It's interesting to see the attitude that bigger is always badder. Like everything should be a small business. Try building cars that way. Try creating new pharmaceuticals that way. There are economies of scale. If it makes you sleep better at night, do everything you can to do business with only the little guy. But it'll probably cost you more in the long run. That's not to say that we don't need the little guy - we do. But not in all cases.
Small is Beautiful, by E.F. Schumacher, is must reading for everyone. This article on banking is foolish.
Capitalism is about self interest. These guys' concerns are about their self interest and their best buddies that make them money.

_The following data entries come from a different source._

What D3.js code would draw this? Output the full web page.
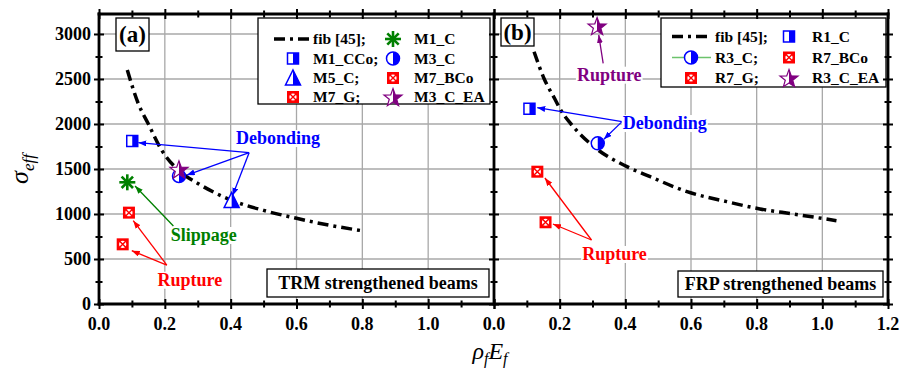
<!DOCTYPE html>
<html><head><meta charset="utf-8">
<script src="https://cdn.jsdelivr.net/npm/d3@7"></script>
<style>
body{margin:0;background:#fff}
svg text{font-family:"Liberation Serif","Times New Roman",serif}
</style>
</head><body>
<svg id="chart" width="903" height="369"></svg>
<script>
// ---------- data ----------
const xTickValues = [0, 0.2, 0.4, 0.6, 0.8, 1.0, 1.2];
const xMinorValues = [0.1, 0.3, 0.5, 0.7, 0.9, 1.1];
const yTickValues = [0, 500, 1000, 1500, 2000, 2500, 3000];
const yMinorValues = [250, 750, 1250, 1750, 2250, 2750];

// fib [45] curve, panel (a) TRM
const fibA_x = [0.086, 0.119, 0.15, 0.19, 0.26, 0.30, 0.40, 0.50, 0.60, 0.70, 0.80];
const fibA_y = [2600, 2230, 2000, 1711, 1433, 1340, 1156, 1040, 952, 875, 814];
// fib [45] curve, panel (b) FRP
const fibB_x = [0.122, 0.152, 0.187, 0.203, 0.233, 0.304, 0.405, 0.476, 0.588, 0.709, 0.81, 0.912, 1.043];
const fibB_y = [2803, 2508, 2267, 2156, 2007, 1748, 1526, 1414, 1248, 1137, 1056, 1000, 926];

// experimental points, panel (a)
const trmNames = ["M1_CCo", "M3_C", "M3_C_EA", "M5_C", "M1_C", "M7_BCo", "M7_G"];
const trmX = [0.101, 0.243, 0.243, 0.403, 0.086, 0.091, 0.072];
const trmY = [1811, 1422, 1496, 1150, 1352, 1015, 663];
const trmSym = ["hsquare", "hcircle", "star", "htri", "aster", "xsq", "xsq"];

// experimental points, panel (b)
const frpNames = ["R1_C", "R3_C", "R3_C_EA", "R7_BCo", "R7_G"];
const frpX = [0.108, 0.316, 0.314, 0.132, 0.157];
const frpY = [2170, 1785, 3089, 1470, 908];
const frpSym = ["hsquare", "hcircle", "star", "xsq", "xsq"];

// legends
const legendA = [
  ["fib", "fib [45];"], ["aster", "M1_C"],
  ["hsquare", "M1_CCo;"], ["hcircle", "M3_C"],
  ["htri", "M5_C;"], ["xsq", "M7_BCo"],
  ["xsq", "M7_G;"], ["star", "M3_C_EA"]
];
const legendB = [
  ["fib", "fib [45];"], ["hsquare", "R1_C"],
  ["hcircleLine", "R3_C;"], ["xsq", "R7_BCo"],
  ["xsq", "R7_G;"], ["star", "R3_C_EA"]
];

// annotations (data units): text, colour, text x, text baseline y, arrow origin, arrow targets
const annotA = [
  {t: "Debonding", c: "#0000FF", x: 0.544, y: 1777, o: [0.456, 1681], to: [[0.1195, 1792], [0.2668, 1433], [0.4055, 1203]]},
  {t: "Slippage", c: "#008000", x: 0.318, y: 700, o: [0.226, 867], to: [[0.1095, 1311]]},
  {t: "Rupture", c: "#FF0000", x: 0.276, y: 203, o: [0.206, 433], to: [[0.104, 926], [0.0995, 592]]}
];
const annotB = [
  {t: "Debonding", c: "#0000FF", x: 0.520, y: 1944, o: [0.390, 2026], to: [[0.1317, 2181], [0.3346, 1830]]},
  {t: "Rupture", c: "#800080", x: 0.351, y: 2481, o: [0.3325, 2674], to: [[0.319, 2989]]},
  {t: "Rupture", c: "#FF0000", x: 0.367, y: 489, o: [0.297, 711], to: [[0.155, 1400], [0.1795, 889]]}
];

// ---------- scales ----------
const L = 99, M = 494, R = 888, T = 14, B = 304;
const y = d3.scaleLinear().domain([0, 3222]).range([B, T]);
const xA = d3.scaleLinear().domain([0, 1.2]).range([L, M]);
const xB = d3.scaleLinear().domain([0, 1.2]).range([M, R]);

const svg = d3.select("#chart");
const defs = svg.append("defs");
defs.append("clipPath").attr("id", "rh").append("rect")
  .attr("x", 0).attr("y", -20).attr("width", 20).attr("height", 40);
const colors = {"#0000FF": "ab", "#008000": "ag", "#FF0000": "ar", "#800080": "ap"};
Object.entries(colors).forEach(([c, id]) => {
  defs.append("marker").attr("id", id).attr("viewBox", "0 0 8 6")
    .attr("refX", 8).attr("refY", 3).attr("markerWidth", 8).attr("markerHeight", 6)
    .attr("markerUnits", "userSpaceOnUse").attr("orient", "auto")
    .append("path").attr("d", "M0,0L8,3L0,6Z").attr("fill", c);
});

// ---------- grid ----------
const grid = svg.append("g").attr("stroke", "#a8a8a8").attr("stroke-width", 1.3);
[xA, xB].forEach(xs => {
  [0.2, 0.4, 0.6, 0.8, 1.0].forEach(v => grid.append("line")
    .attr("x1", xs(v)).attr("x2", xs(v)).attr("y1", T).attr("y2", B));
  yTickValues.slice(1).forEach(v => grid.append("line")
    .attr("x1", xs.range()[0]).attr("x2", xs.range()[1]).attr("y1", y(v)).attr("y2", y(v)));
});

// ---------- fib curves ----------
const fibStyle = s => s.attr("fill", "none").attr("stroke", "#000").attr("stroke-width", 3.5)
  .attr("stroke-dasharray", "11,5,3,5");
svg.append("path").datum(fibA_x.map((v, i) => [v, fibA_y[i]]))
  .attr("d", d3.line().x(d => xA(d[0])).y(d => y(d[1])).curve(d3.curveMonotoneX)).call(fibStyle);
svg.append("path").datum(fibB_x.map((v, i) => [v, fibB_y[i]]))
  .attr("d", d3.line().x(d => xB(d[0])).y(d => y(d[1])).curve(d3.curveMonotoneX)).call(fibStyle);

// ---------- markers ----------
const starPath = (() => {
  const pts = [];
  for (let i = 0; i < 10; i++) {
    const r = i % 2 ? 3.9 : 9.5, a = -Math.PI / 2 + i * Math.PI / 5;
    pts.push([r * Math.cos(a), r * Math.sin(a) + 1]);
  }
  return "M" + pts.map(p => p.join(",")).join("L") + "Z";
})();
function marker(g0, type, cx, cy) {
  const g = g0.append("g").attr("transform", `translate(${cx},${cy})`);
  const half = (d, c, sw) => {
    g.append("path").attr("d", d).attr("fill", "#fff");
    g.append("path").attr("d", d).attr("fill", c).attr("clip-path", "url(#rh)");
    g.append("path").attr("d", d).attr("fill", "none").attr("stroke", c).attr("stroke-width", sw);
  };
  if (type === "hsquare") half("M-5.5,-5.5H5.5V5.5H-5.5Z", "#0000FF", 1.5);
  else if (type === "hcircle" || type === "hcircleLine") {
    if (type === "hcircleLine") g.append("line").attr("x1", -19).attr("x2", 20)
      .attr("stroke", "#6cc36c").attr("stroke-width", 1.3);
    half("M-6.5,0A6.5,6.5 0 1,0 6.5,0A6.5,6.5 0 1,0 -6.5,0Z", "#0000FF", 1.5);
  }
  else if (type === "htri") half("M0,-8L7.5,7L-7.5,7Z", "#0000FF", 1.5);
  else if (type === "star") half(starPath, "#800080", 1.2);
  else if (type === "aster") {
    [[0, -8, 0, 8], [-8, 0, 8, 0], [-5.7, -5.7, 5.7, 5.7], [-5.7, 5.7, 5.7, -5.7]].forEach(l =>
      g.append("line").attr("x1", l[0]).attr("y1", l[1]).attr("x2", l[2]).attr("y2", l[3])
        .attr("stroke", "#008000").attr("stroke-width", 2.6));
  } else if (type === "xsq") {
    g.append("rect").attr("x", -6).attr("y", -6).attr("width", 12).attr("height", 12)
      .attr("fill", "#FF0000");
    g.append("circle").attr("r", 4.3).attr("fill", "#fff").attr("stroke", "#FF0000").attr("stroke-width", 1.4);
    g.append("path").attr("d", "M-3,-3L3,3M-3,3L3,-3").attr("stroke", "#FF0000").attr("stroke-width", 1.4);
  } else if (type === "fib") {
    g.append("line").attr("x1", -19).attr("x2", 17).call(fibStyle);
  }
}
const pts = svg.append("g");
// draw circle before star so star sits on top
trmX.forEach((v, i) => marker(pts, trmSym[i], xA(v), y(trmY[i])));
frpX.forEach((v, i) => marker(pts, frpSym[i], xB(v), y(frpY[i])));

// ---------- annotations ----------
function annotate(list, xs) {
  list.forEach(a => {
    a.to.forEach(t => svg.append("line")
      .attr("x1", xs(a.o[0])).attr("y1", y(a.o[1])).attr("x2", xs(t[0])).attr("y2", y(t[1]))
      .attr("stroke", a.c).attr("stroke-width", 1.3).attr("marker-end", `url(#${colors[a.c]})`));
    const txt = svg.append("text").attr("x", xs(a.x)).attr("y", y(a.y))
      .attr("text-anchor", "middle").attr("font-size", 18).attr("font-weight", "bold")
      .attr("fill", a.c).text(a.t);
    const bb = txt.node().getBBox();
    svg.insert("rect", () => txt.node()).attr("x", bb.x - 1).attr("y", bb.y + 2)
      .attr("width", bb.width + 2).attr("height", bb.height - 3).attr("fill", "#fff");
  });
}
annotate(annotA, xA);
annotate(annotB, xB);

// ---------- legends ----------
function legend(items, box, rows, c1, c2) {
  svg.append("rect").attr("x", box[0]).attr("y", box[1]).attr("width", box[2] - box[0])
    .attr("height", box[3] - box[1]).attr("fill", "#fff").attr("stroke", "#000").attr("stroke-width", 1.3);
  items.forEach((it, i) => {
    const r = Math.floor(i / 2), c = i % 2 ? c2 : c1;
    marker(svg, it[0], c[0], rows[r]);
    svg.append("text").attr("x", c[1]).attr("y", rows[r]).attr("dy", "0.35em")
      .attr("font-size", 15.5).attr("font-weight", "bold").text(it[1]);
  });
}
legend(legendA, [258, 18, 490, 104], [39, 58.5, 78, 97], [293, 313], [393, 414]);
legend(legendB, [661, 18, 886, 87], [36.5, 57.5, 78], [691, 715], [789, 812]);

// ---------- text boxes ----------
function tbox(b, label, lx, ly, fs) {
  svg.append("rect").attr("x", b[0]).attr("y", b[1]).attr("width", b[2] - b[0]).attr("height", b[3] - b[1])
    .attr("fill", "#fff").attr("stroke", "#000").attr("stroke-width", 1.3);
  svg.append("text").attr("x", lx).attr("y", ly).attr("text-anchor", "middle")
    .attr("font-size", fs).attr("font-weight", "bold").text(label);
}
tbox([267, 269, 489, 297], "TRM strengthened beams", 378, 289, 18);
tbox([678, 271, 883, 297], "FRP strengthened beams", 780.5, 290, 18);
tbox([116, 18, 149, 51], "(a)", 132.5, 42, 23);
tbox([501, 18, 534, 46], "(b)", 517.5, 40, 23);

// ---------- axes ----------
const ax = svg.append("g");
function ticks(g, gen, major, minor) {
  g.append("g").call(gen.tickValues(major).tickSize(5).tickFormat(""));
  g.append("g").call(gen.tickValues(major).tickSize(-5).tickFormat(""));
  g.append("g").call(gen.tickValues(minor).tickSize(3.5).tickFormat(""));
  g.append("g").call(gen.tickValues(minor).tickSize(-3.5).tickFormat(""));
}
[xA, xB].forEach(xs => {
  ticks(ax.append("g").attr("transform", `translate(0,${B})`), d3.axisBottom(xs), xTickValues, xMinorValues);
  ticks(ax.append("g").attr("transform", `translate(0,${T})`), d3.axisTop(xs), xTickValues, xMinorValues);
});
[L, M].forEach(px => ticks(ax.append("g").attr("transform", `translate(${px},0)`), d3.axisLeft(y), yTickValues, yMinorValues));
ticks(ax.append("g").attr("transform", `translate(${R},0)`), d3.axisRight(y), yTickValues, yMinorValues);
ax.selectAll(".domain").remove();
ax.selectAll(".tick line").attr("stroke", "#000").attr("stroke-width", 2);

// frame
[[L, T, L, B], [M, T, M, B], [R, T, R, B], [L, B, R, B], [L, T, R, T]].forEach(l =>
  svg.append("line").attr("x1", l[0]).attr("y1", l[1]).attr("x2", l[2]).attr("y2", l[3])
    .attr("stroke", "#000").attr("stroke-width", 2.8).attr("stroke-linecap", "square"));

// tick labels
const fmt = d3.format(".1f");
xTickValues.slice(0, 6).forEach(v => svg.append("text").attr("x", xA(v)).attr("y", 330)
  .attr("text-anchor", "middle").attr("font-size", 18).attr("font-weight", "bold").text(fmt(v)));
xTickValues.forEach(v => svg.append("text").attr("x", xB(v)).attr("y", 330)
  .attr("text-anchor", "middle").attr("font-size", 18).attr("font-weight", "bold").text(fmt(v)));
yTickValues.forEach(v => svg.append("text").attr("x", 91).attr("y", y(v)).attr("dy", "0.34em")
  .attr("text-anchor", "end").attr("font-size", 18).attr("font-weight", "bold").text(v));

// axis titles
const yt = svg.append("text").attr("transform", "translate(28,169) rotate(-90)")
  .attr("text-anchor", "middle").attr("font-style", "italic");
yt.append("tspan").attr("font-size", 26).text("σ");
yt.append("tspan").attr("font-size", 17).attr("dy", 6).text("eff");

const xt = svg.append("text").attr("x", 490).attr("y", 359).attr("text-anchor", "middle")
  .attr("font-style", "italic");
xt.append("tspan").attr("font-size", 24).text("ρ");
xt.append("tspan").attr("font-size", 16).attr("dy", 5).text("f");
xt.append("tspan").attr("font-size", 24).attr("dy", -5).text("E");
xt.append("tspan").attr("font-size", 16).attr("dy", 5).text("f");
</script>
</body></html>
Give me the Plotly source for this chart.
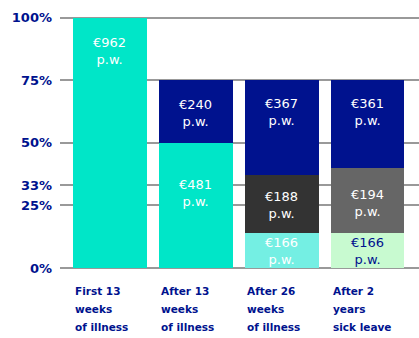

@bralph "...three big banks in violation of Riegle-Neal, which prohibits any bank from controlling more than 10% of the market." Unfortunately even if you trimmed enough size off of the largest 10 banks to place them WELL under Riegle-Neal, it doesn't address the primary point of the author's article. The point is that the burden of complying with yet more regulation is fast making it cost prohibitive for community banks to stay small. The economy of scale here is very real and will only get worse.
Eventually the goverment will pull its head out and see there are too few banks with too much control. Wells Fargo with over 30% of the mortgage market isnt a good thing. History does repeat itself. Sad.
"overnunder - It's interesting to see the attitude that bigger is always badder." -- Well I do seem to recall the bank bailouts that people were not happy with (but that did get paid back) went to only the big banks...they were deemed "too big to fail"...that should never be the case that any business is too big to fail.